Researchers from the University of Oxford, Stanford, the Allen Institute for AI and Sakana AI released a benchmark this month testing a question the "AI scientist" crowd would rather not dwell on: can a language model actually see what's coming in science, or does it just recognize what already happened? Their technical paper, posted to arXiv on May 21, says mostly the latter.
The trick: send the model back in time
The problem with asking an LLM to predict a 2025 breakthrough is obvious. It probably read about the breakthrough during training. So the team built a benchmark called CUSP that clamps down on this. For any given event, the model is only allowed to reason from information available before that event's earliest publication date, pinned via DOI timestamps across Crossref, arXiv and other APIs.
Strip away the hindsight and you're left with genuine forecasting. The benchmark code is public, and the full dataset sits on Hugging Face.
CUSP draws on 4,760 scientific events spanning biology, chemistry, physics, medicine and AI, sourced from Nature, Science, Cell and community AI leaderboards. Those events generate 17,429 forecasting tasks across four dimensions: is this advance feasible, what mechanism underlies it, design a solution, and when will it land.
So how did the models do?
Fine at recognizing plausible directions. Bad at the part that matters. The paper reports GPT-5.4 hitting about 82% on multiple-choice mechanism questions, where the job is picking the right technical approach from competing options. That's the recognition task, and it's the one closest to retrieval.
Feasibility is where things fall apart. Asked whether a specific advance would actually be realized, the models hovered near coin-flip territory. The paper frames this bluntly: models fail to predict whether scientific advances will happen at all.
Timing was its own mess. Predictions overshot reality by roughly 14 months at the median, according to the authors. Models consistently guessed that things would take longer than they did, which is a strange failure mode if you think LLMs are supposed to be relentless techno-optimists.
The detail that complicates the easy explanation
You'd expect a model to do better on events from before its training cutoff, since it might have absorbed the relevant context. It barely mattered. Performance was largely insensitive to whether an event fell before or after the cutoff, which means "it just hadn't seen the data yet" doesn't explain the gap.
Giving models more information helped, but didn't close the distance to a full-information setting. And here's the uncomfortable bit: that remaining gap got wider for the most-cited, highest-impact discoveries.
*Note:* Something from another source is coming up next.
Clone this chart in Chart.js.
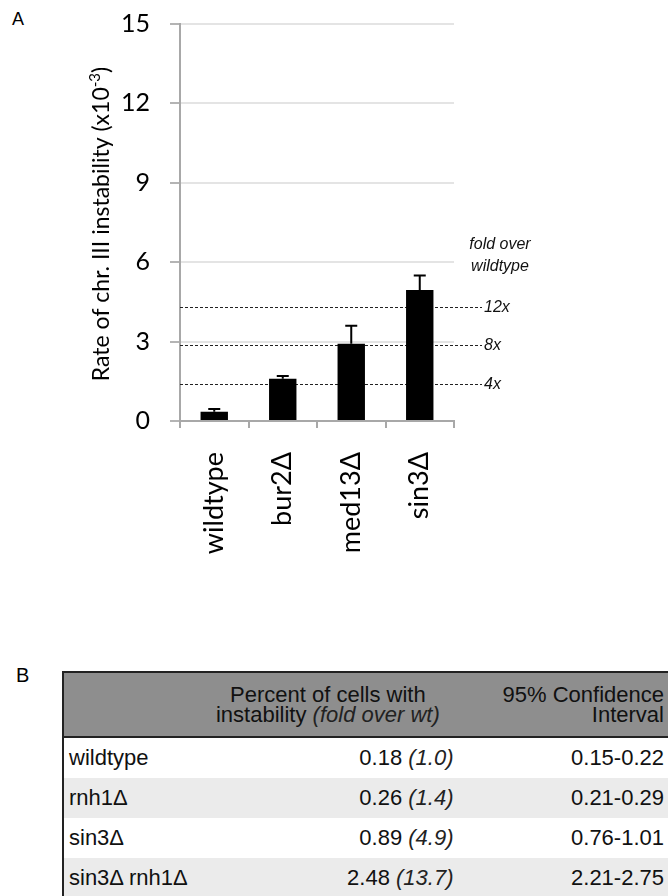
<!DOCTYPE html>
<html>
<head>
<meta charset="utf-8">
<script src="https://cdn.jsdelivr.net/npm/chart.js@4/dist/chart.umd.min.js"></script>
<style>
  html, body { margin: 0; padding: 0; background: #fff; width: 668px; height: 896px; overflow: hidden; position: relative; }
  #chartBox { position: absolute; left: 0; top: 0; width: 668px; height: 640px; }
  .panel { position: absolute; font-family: "Liberation Sans", Arial, sans-serif; color: #000; }
  #tbl { position: absolute; left: 62px; top: 671px; border-collapse: collapse; font-family: "Liberation Sans", Arial, sans-serif; font-size: 22px; color: #111; table-layout: fixed; }
  #tbl th { background: #8e8e8e; font-weight: normal; height: 63px; line-height: 20px; padding: 0 4px; vertical-align: middle; }
  #tbl td { height: 40px; padding: 0 4px; vertical-align: middle; line-height: 22px; }
  #tbl tr.alt td { background: #ebebeb; }
  #tbl thead tr { border-top: 2px solid #222; border-bottom: 2px solid #222; }
  #tbl { border-left: 2px solid #222; }
  #tbl i { color: #222; }
</style>
</head>
<body>
<div class="panel" style="left:12px; top:9px; font-size:18px;">A</div>
<div class="panel" style="left:16px; top:664px; font-size:20px;">B</div>
<div id="chartBox"><canvas id="c" width="668" height="640"></canvas></div>
<table id="tbl">
  <colgroup><col style="width:136px"><col style="width:262px"><col style="width:212px"></colgroup>
  <thead><tr>
    <th></th>
    <th style="text-align:center;">Percent of cells with<br>instability <i>(fold over wt)</i></th>
    <th style="text-align:right;">95% Confidence<br>Interval</th>
  </tr></thead>
  <tbody id="tbody"></tbody>
</table>
<script>
// ---- Panel A data ----
const categories = ['wildtype', 'bur2\u0394', 'med13\u0394', 'sin3\u0394'];
const rates = [0.35, 1.60, 2.92, 4.95];
const rateErrors = [0.10, 0.10, 0.68, 0.55];
const yTickValues = [0, 3, 6, 9, 12, 15];
const foldLabels = ['4x', '8x', '12x'];
const foldLevels = [1.41, 2.87, 4.32];

// ---- Panel B data ----
const strains = ['wildtype', 'rnh1\u0394', 'sin3\u0394', 'sin3\u0394 rnh1\u0394'];
const percentCells = ['0.18', '0.26', '0.89', '2.48'];
const foldOverWt = ['1.0', '1.4', '4.9', '13.7'];
const confInterval = ['0.15-0.22', '0.21-0.29', '0.76-1.01', '2.21-2.75'];

// build table
const tbody = document.getElementById('tbody');
strains.forEach((s, i) => {
  const tr = document.createElement('tr');
  if (i % 2 === 1) tr.className = 'alt';
  tr.innerHTML = '<td style="text-align:left;padding-left:5px;">' + s + '</td>' +
    '<td style="text-align:right;">' + percentCells[i] + ' <i>(' + foldOverWt[i] + ')</i></td>' +
    '<td style="text-align:right;">' + confInterval[i] + '</td>';
  tbody.appendChild(tr);
});

const overlay = {
  id: 'overlay',
  beforeDatasetsDraw(chart) {
    const ctx = chart.ctx, y = chart.scales.y, area = chart.chartArea;
    ctx.save();
    ctx.strokeStyle = '#222';
    ctx.lineWidth = 1;
    ctx.setLineDash([3, 2]);
    foldLevels.forEach(v => {
      const py = Math.round(y.getPixelForValue(v)) + 0.5;
      ctx.beginPath();
      ctx.moveTo(area.left, py);
      ctx.lineTo(area.right + 28, py);
      ctx.stroke();
    });
    ctx.restore();
  },
  afterDatasetsDraw(chart) {
    const ctx = chart.ctx, y = chart.scales.y, area = chart.chartArea;
    const meta = chart.getDatasetMeta(0);
    ctx.save();
    // error bars
    ctx.strokeStyle = '#000';
    ctx.lineWidth = 2;
    meta.data.forEach((bar, i) => {
      const top = y.getPixelForValue(rates[i] + rateErrors[i]);
      ctx.beginPath();
      ctx.moveTo(bar.x, bar.y);
      ctx.lineTo(bar.x, top);
      ctx.moveTo(bar.x - 6, top);
      ctx.lineTo(bar.x + 6, top);
      ctx.stroke();
    });
    // fold labels
    ctx.fillStyle = '#111';
    ctx.font = 'italic 16px "Liberation Sans", Arial, sans-serif';
    ctx.textBaseline = 'middle';
    ctx.textAlign = 'left';
    foldLevels.forEach((v, i) => {
      ctx.fillText(foldLabels[i], area.right + 30, y.getPixelForValue(v) + 1);
    });
    ctx.textAlign = 'center';
    ctx.fillText('fold over', area.right + 46, 245);
    ctx.fillText('wildtype', area.right + 46, 267);
    // y axis title with superscript
    const main = 'Rate of chr. III instability (x10';
    const sup = '-3';
    const close = ')';
    const f1 = '23px Lato, sans-serif', f2 = '15px Lato, sans-serif';
    ctx.font = f1; const w1 = ctx.measureText(main).width; const w3 = ctx.measureText(close).width;
    ctx.font = f2; const w2 = ctx.measureText(sup).width;
    const total = w1 + w2 + w3;
    ctx.translate(102, 224);
    ctx.rotate(-Math.PI / 2);
    ctx.fillStyle = '#000';
    ctx.textAlign = 'left';
    ctx.textBaseline = 'middle';
    let x0 = -total / 2;
    ctx.font = f1; ctx.fillText(main, x0, 0);
    ctx.font = f2; ctx.fillText(sup, x0 + w1, -7);
    ctx.font = f1; ctx.fillText(close, x0 + w1 + w2, 0);
    ctx.restore();
  }
};

new Chart(document.getElementById('c'), {
  type: 'bar',
  data: {
    labels: categories,
    datasets: [{
      data: rates,
      backgroundColor: '#000',
      borderWidth: 0,
      barPercentage: 0.4,
      categoryPercentage: 1.0
    }]
  },
  options: {
    responsive: false,
    maintainAspectRatio: false,
    devicePixelRatio: 1,
    animation: false,
    layout: { autoPadding: false, padding: { top: 24, right: 214, left: 0, bottom: 0 } },
    plugins: { legend: { display: false }, tooltip: { enabled: false } },
    scales: {
      x: {
        grid: { display: true, drawOnChartArea: false, offset: true, tickLength: 7, color: '#a8a8a8', lineWidth: 2 },
        border: { color: '#a8a8a8', width: 2 },
        ticks: {
          minRotation: 90, maxRotation: 90, padding: 24, autoSkip: false,
          color: '#000', font: { family: 'Lato', size: 27 }
        },
        afterFit(scale) { scale.height = 219; scale.paddingLeft = 0; scale.paddingRight = 0; }
      },
      y: {
        min: 0, max: 15,
        afterBuildTicks(scale) { scale.ticks = yTickValues.map(v => ({ value: v })); },
        grid: { color: '#e4e4e4', lineWidth: 2, tickLength: 10, tickColor: '#b4b4b4' },
        border: { color: '#a8a8a8', width: 2 },
        ticks: { padding: 20, color: '#000', font: { family: 'Lato', size: 25 } },
        afterFit(scale) { scale.width = 180; scale.paddingTop = 0; scale.paddingBottom = 0; }
      }
    }
  },
  plugins: [overlay]
});
</script>
</body>
</html>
The science that matters most is the science these systems are worst at anticipating.
One more wrinkle the authors flag: the models were systematically overconfident, with response biases that make their stated uncertainty close to useless. A forecaster that's both wrong and sure of itself is worse than one that admits it doesn't know.
What this actually means
The headline framing of an "autonomous AI scientist" leans hard on the idea that these systems can chart where research should go next. Sakana AI, one of the paper's collaborators, has been among the loudest voices building toward that vision, which makes its name on this more skeptical result a little surprising.
The takeaway from the authors is restrained and probably correct: today's frontier models work better as interpreters of results already in hand than as forecasters of what's coming. Access to prior knowledge, it turns out, is not the same thing as foresight.
The dataset and evaluation code are already live for anyone who wants to run their own models against it. The real test will be whether the next generation of frontier releases moves the feasibility numbers off the coin flip.